# Machining Hand Planes/ Drawings Or Any Help?



## Larry Smith (Oct 28, 2015)

I would like to make machine/ a hand plane in my shop.  Anyone out there that is onto this type of hobby?

Thanks,

Larry


----------



## middle.road (Oct 28, 2015)

All metal body or wood body and metal? 
hocktools.com has components and such, as does Lee Valley I believe, and highlandwoodworking.com has some replacement parts. 
A google image search returns a plethora of samples to view.
There are so many different styles & types it might be hard to decide.

I'd love to have the time to restore the ones I've been collecting all these years... 
(I should send them to UlmaDoc for scrapping  )


----------



## Grumpy Gator (Oct 28, 2015)

_Larry,                                                                                                                      I moved this thread to a better place._
_Good luck with your project._
_***G***_


----------



## Larry Smith (Oct 28, 2015)

Thanks....


Sent from my iPhone using Tapatalk


----------



## Jdunbar (Oct 28, 2015)

I have made about ten of them

John


Sent from my iPad using Tapatalk


----------



## middle.road (Oct 29, 2015)

John, have you got any picts? Would be neat to see.


----------



## Larry Smith (Oct 29, 2015)

middle.road said:


> All metal body or wood body and metal?
> hocktools.com has components and such, as does Lee Valley I believe, and highlandwoodworking.com has some replacement parts.
> A google image search returns a plethora of samples to view.
> There are so many different styles & types it might be hard to decide.
> ...



I'm interested in learning to make and tune a plane.  I would lean toward a metal body and parts.  I like the idea of dovetailing the base to the sides.


----------



## Larry Smith (Oct 29, 2015)

Jdunbar said:


> I have made about ten of them
> 
> John
> 
> ...


John,

Would you share some pictures?

Thanks,

Larry


----------



## Jdunbar (Oct 29, 2015)

Here are a few. 





Sent from my iPad using Tapatalk


----------



## Larry Smith (Oct 29, 2015)

Thanks for sharing.  Did you design these?  I'm thinking about making a block plane looking for some drawings


Sent from my iPhone using Tapatalk


----------



## Jdunbar (Oct 29, 2015)

I started out by dovetailing the planes.  I have since changed to rivets or screws.  For riveting I milled a row of tenons into the base and then peined them over the sides.  For the screws; tap the base put a small countersink on the sides, locktite the screws and mill the heads of the screws off.  Look at Karl Holtey's plane web page and blogs.  The dovetails create a lot of stress and are hard to keep square and alignment.

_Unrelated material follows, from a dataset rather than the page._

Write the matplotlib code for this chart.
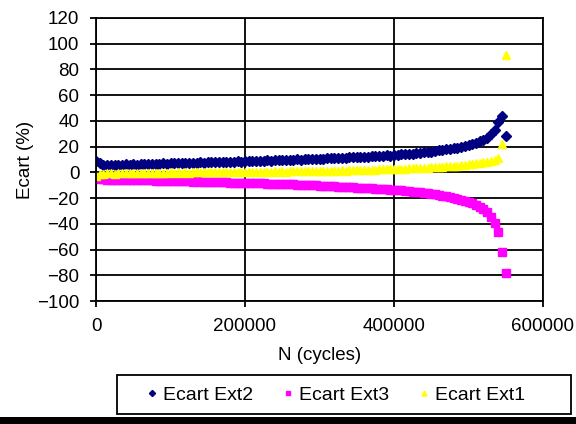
import numpy as np
import matplotlib.pyplot as plt
from matplotlib.patches import Rectangle

plt.rcParams['font.family'] = ['Liberation Sans', 'DejaVu Sans']

# cycles
n_cycles = [0, 5000, 10000, 15000, 20000, 25000, 30000, 35000, 40000, 45000,
            50000, 55000, 60000, 65000, 70000, 75000, 80000, 85000, 90000, 95000,
            100000, 105000, 110000, 115000, 120000, 125000, 130000, 135000, 140000, 145000,
            150000, 155000, 160000, 165000, 170000, 175000, 180000, 185000, 190000, 195000,
            200000, 205000, 210000, 215000, 220000, 225000, 230000, 235000, 240000, 245000,
            250000, 255000, 260000, 265000, 270000, 275000, 280000, 285000, 290000, 295000,
            300000, 305000, 310000, 315000, 320000, 325000, 330000, 335000, 340000, 345000,
            350000, 355000, 360000, 365000, 370000, 375000, 380000, 385000, 390000, 395000,
            400000, 405000, 410000, 415000, 420000, 425000, 430000, 435000, 440000, 445000,
            450000, 455000, 460000, 465000, 470000, 475000, 480000, 485000, 490000, 495000,
            500000, 505000, 510000, 515000, 520000, 525000, 530000, 535000, 540000, 545000,
            550000]

ecart_ext2 = [8.5, 7.0, 6.0, 5.5, 5.8, 5.5, 6.0, 5.8, 6.2, 6.0,
              6.3, 6.1, 6.5, 6.3, 6.6, 6.5, 6.8, 6.6, 7.0, 6.8,
              7.1, 7.0, 7.3, 7.1, 7.4, 7.3, 7.6, 7.4, 7.8, 7.6,
              7.9, 7.8, 8.1, 7.9, 8.2, 8.1, 8.4, 8.2, 8.5, 8.4,
              8.7, 8.6, 8.9, 8.8, 9.1, 9.0, 9.3, 9.2, 9.5, 9.4,
              9.7, 9.6, 9.9, 9.8, 10.1, 10.0, 10.3, 10.2, 10.5, 10.4,
              10.7, 10.6, 10.9, 10.8, 11.2, 11.1, 11.5, 11.4, 11.8, 11.7,
              12.0, 11.9, 12.3, 12.2, 12.6, 12.5, 12.9, 12.8, 13.2, 13.1,
              13.5, 13.5, 13.9, 14.0, 14.4, 14.5, 14.9, 15.1, 15.5, 15.8,
              16.2, 16.5, 17.0, 17.3, 17.8, 18.2, 18.8, 19.3, 20.0, 20.6,
              21.4, 22.2, 23.2, 24.3, 25.5, 27.0, 29.5, 33.0, 39.0, 43.5,
              28.5]

ecart_ext3 = [-4.0, -5.0, -5.5, -5.6, -5.8, -5.7, -5.9, -5.8, -6.0, -5.9,
              -6.1, -6.0, -6.2, -6.1, -6.3, -6.3, -6.5, -6.4, -6.6, -6.5,
              -6.7, -6.7, -6.9, -6.8, -7.0, -7.0, -7.2, -7.1, -7.3, -7.3,
              -7.5, -7.4, -7.6, -7.6, -7.8, -7.7, -7.9, -7.9, -8.1, -8.0,
              -8.2, -8.2, -8.4, -8.4, -8.6, -8.6, -8.8, -8.8, -9.0, -9.0,
              -9.2, -9.2, -9.4, -9.4, -9.6, -9.6, -9.8, -9.9, -10.1, -10.1,
              -10.3, -10.4, -10.6, -10.7, -10.9, -11.0, -11.2, -11.3, -11.5, -11.6,
              -11.8, -11.9, -12.1, -12.2, -12.4, -12.6, -12.8, -13.0, -13.2, -13.4,
              -13.6, -13.8, -14.0, -14.3, -14.6, -14.9, -15.2, -15.5, -15.9, -16.3,
              -16.7, -17.1, -17.6, -18.1, -18.6, -19.2, -19.8, -20.5, -21.2, -22.0,
              -22.9, -24.0, -25.2, -26.6, -28.4, -31.0, -34.5, -39.0, -46.0, -62.0,
              -78.5]

ecart_ext1 = [-3.0, -1.5, -1.0, -0.8, -0.6, -0.9, -0.5, -0.8, -0.4, -0.7,
              -0.4, -0.6, -0.3, -0.6, -0.3, -0.5, -0.2, -0.5, -0.2, -0.4,
              -0.1, -0.3, 0.0, -0.2, 0.0, -0.2, 0.1, -0.1, 0.1, 0.0,
              0.2, 0.0, 0.2, 0.1, 0.3, 0.1, 0.3, 0.2, 0.4, 0.2,
              0.4, 0.3, 0.5, 0.3, 0.5, 0.4, 0.6, 0.4, 0.7, 0.5,
              0.7, 0.6, 0.8, 0.7, 0.9, 0.7, 1.0, 0.8, 1.1, 0.9,
              1.2, 1.0, 1.3, 1.1, 1.4, 1.3, 1.6, 1.4, 1.7, 1.6,
              1.9, 1.7, 2.0, 1.9, 2.2, 2.1, 2.4, 2.3, 2.6, 2.5,
              2.8, 2.7, 3.0, 2.9, 3.2, 3.1, 3.4, 3.4, 3.7, 3.7,
              4.0, 4.0, 4.3, 4.4, 4.7, 4.8, 5.1, 5.3, 5.6, 5.9,
              6.2, 6.5, 6.9, 7.3, 7.8, 8.3, 9.0, 9.8, 11.5, 22.0,
              91.5]

W, H = 576, 424
fig = plt.figure(figsize=(W / 100, H / 100), dpi=100)
ax = fig.add_axes([96 / W, 1 - 301 / H, (543 - 96) / W, (301 - 18) / H])

ax.plot(n_cycles, ecart_ext2, linestyle='none', marker='D', markersize=5.2,
        color='#000080', label='Ecart Ext2')
ax.plot(n_cycles, ecart_ext3, linestyle='none', marker='s', markersize=5.2,
        color='#FF00FF', label='Ecart Ext3')
ax.plot(n_cycles, ecart_ext1, linestyle='none', marker='^', markersize=6,
        color='#FFFF00', label='Ecart Ext1')

ax.set_xlim(0, 600000)
ax.set_ylim(-100, 120)
ax.set_xticks([0, 200000, 400000, 600000])
ax.set_yticks(np.arange(-100, 121, 20))
ax.grid(True, color='black', linewidth=1.3)
ax.set_axisbelow(True)
for s in ax.spines.values():
    s.set_linewidth(1.3)
ax.tick_params(direction='out', length=4, width=1.3, labelsize=13.5)
ax.tick_params(axis='x', pad=8)
ax.tick_params(axis='y', pad=8)

ax.set_xlabel('N (cycles)', fontsize=13.5, labelpad=9)
ax.set_ylabel('Ecart (%)', fontsize=13.5, labelpad=2)

# legend box
fig.patches.append(Rectangle((117 / W, 1 - 414 / H), (571 - 117) / W, (414 - 375) / H,
                             transform=fig.transFigure, fill=False,
                             edgecolor='black', linewidth=1.3))
fig.legend(loc='center left', bbox_to_anchor=(128 / W, 1 - 395 / H), ncol=3,
           frameon=False, fontsize=14, handlelength=0.7, handletextpad=0.2,
           columnspacing=1.45, markerscale=0.6)

# black strip at bottom
fig.patches.append(Rectangle((0, 0), 1, 7 / H, transform=fig.transFigure,
                             facecolor='black', edgecolor='none'))

fig.savefig('out.png', dpi=100)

Sent from my iPad using Tapatalk


----------



## Jdunbar (Oct 29, 2015)

I find an image of a plane that looks nice and then try to copy it.  Brian Buckner has drawings of a smoothing plane that you can see how they are made and then you can modify to your liking.  Woodsmith  has plans for a block plane for free download. Handplane.com has a lot of pictures.


Sent from my iPad using Tapatalk


----------



## Larry Smith (Oct 30, 2015)

Thanks 


Sent from my iPhone using Tapatalk


----------



## Dave Paine (Oct 31, 2015)

I have thought about making a bench plane.

I thought I would make it easier for the prototype by machining the sole of a badly made Stanley-Bailey knock off.

This is how it looked before machining




This is how it looked after machining.




This is as far as I got.  Many other project distractions.

The thought was to make a wooden infill.  I got some thick steel for the cap iron.

For a prototype/first attempt, using a cast sole can save a lot of time.

I have done many vintage plane restorations, just not made my own plane - yet.  I am interested in your progress.


----------



## jpfabricator (Oct 31, 2015)

I have considerd using channel iron with wooden.infills. Never done it, bit have thought about it many times

Sent from somewhere in East Texas Jake Parker


----------



## Larry Smith (Oct 31, 2015)

I am thinking about machining the sole from cast iron. Your idea of using channel iron could eliminate some machining and cost,  if you can find it with sufficient thickness.


----------



## Ripthorn (Nov 6, 2015)

I have built around a dozen infills (like what john posted above).  I have done some blocks, shoulders, and small smoothers, with some others on the slate for next year.  I either do peened through rivets or screwed construction. All of mine have been made without a milling machine, really.  The first few were shoulder planes made with a hack saw, belt sander, and drill press. It's totally doable.  I like to make my drawings in something like inkscape.  I will either design from scratch or work from someone else's design.


----------



## Ripthorn (Nov 6, 2015)

Also, I have done an infill from an old cast iron base.  It works ok and looks nice.  However, I would rather do the extra work instead of using channel iron because machining the mouth needs to be done right in order to have a successful plane.


----------



## Larry Smith (Nov 7, 2015)

Thanks for sharing.  I'd like to make a block plane.....looking for a drawing.   


Sent from my iPhone using Tapatalk


----------